Several times in monetary history, a government has tried to stem hyperinflation by re-denominating its currency.  Pesos become ‘New Pesos’. Naira become ‘New Naira’.  Lev become ‘New Lev’.

This allows the authorities to cross off a few noughts on the notes, making mental arithmetic easier.  And to signal that the monetary regime is starting over;  that the new notes will be printed at a much slower rate than the old ones.  It hasn’t always worked.

But it has, sometimes.  Whether the re-denomination had much to do with the successes is harder to say.

But in principle, if it worked, a similar logic ought to be available, in principle, for a country stuck at the zero bound battling deflation.
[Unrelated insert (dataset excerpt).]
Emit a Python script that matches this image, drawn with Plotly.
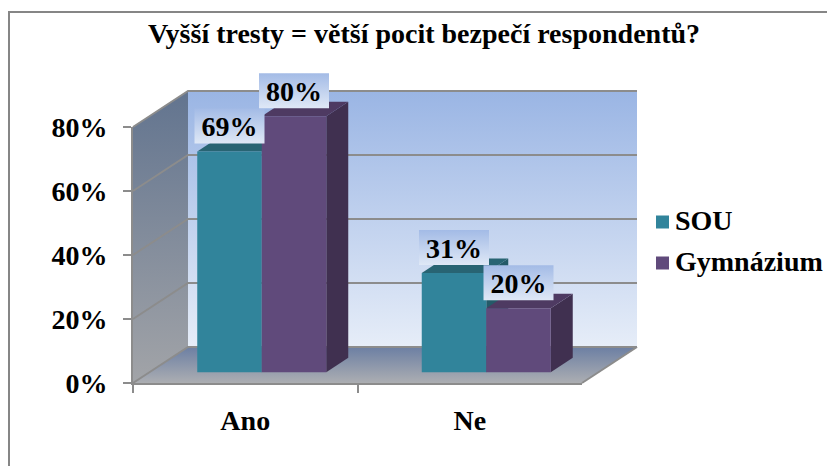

The government/central bank simply announces that the currency will be withdrawn and re-denominated, and that the new one will be printed at a rate that ensures inflation is on target.  For good measure, to reinforce the psychological impact, the authorities could add a couple of noughts, as a strange inversion of the old nought-removal associated with stemming hyperinflations.  To ram home the point, and to reduce the chance of falling back into the same trap, the new target might be raised above the old one, perhaps, as I have argued before, to 4 per cent [a trick which, unlike the redenomination, could not be undertaken more than once].

It would take time to issue the new notes and coins.  But while these are coming on stream, the old ones would be declared worth x times the new notes to come.  Where, as explained above, x could be 100.  New notes and coin are issued all the time, so this need not be so costly.  In fact the new notes and coins could be designed, cunningly, to resemble the old ones in dimension, so that all the cash handling machinery is not made obsolete.  So long as they have the words ‘New’ written clearly somewhere.

As well as having a cousin in the old anti-hyper inflation policies, this idea is related to proposals to eradicate the zero bound.  Those include separating out the unit of account from the medium of exchange.  That proposal involves declaring a new unit of account, and a trajectory for the exchange rate of it against the medium of exchange, so that there is, in effect, a tax on holding the medium of exchange [allowing negative interest rates to prevail].  In transition to the new notes and coins, the proposal mooted here would involve the co-existence a new unit of account [New Pesos] and the old medium of exchange [old Pesos], although at a fixed exchange rate.

It might work ‘too well’, frightening the populace into thinking that if a couple of noughts can appear overnight, perhaps a few more will creep in over time.  But in that case, the policy will not have come to naught.  Conventional interest rate policy could be used to tighten.

This would be something of an experiment, and could not be undertaken lightly, given the fragile nature of the trust that underpins a monetary system.  But it may be no more radical or hair-brained, and perhaps less so, than abolishing cash, helicopter money or even quantitative easing.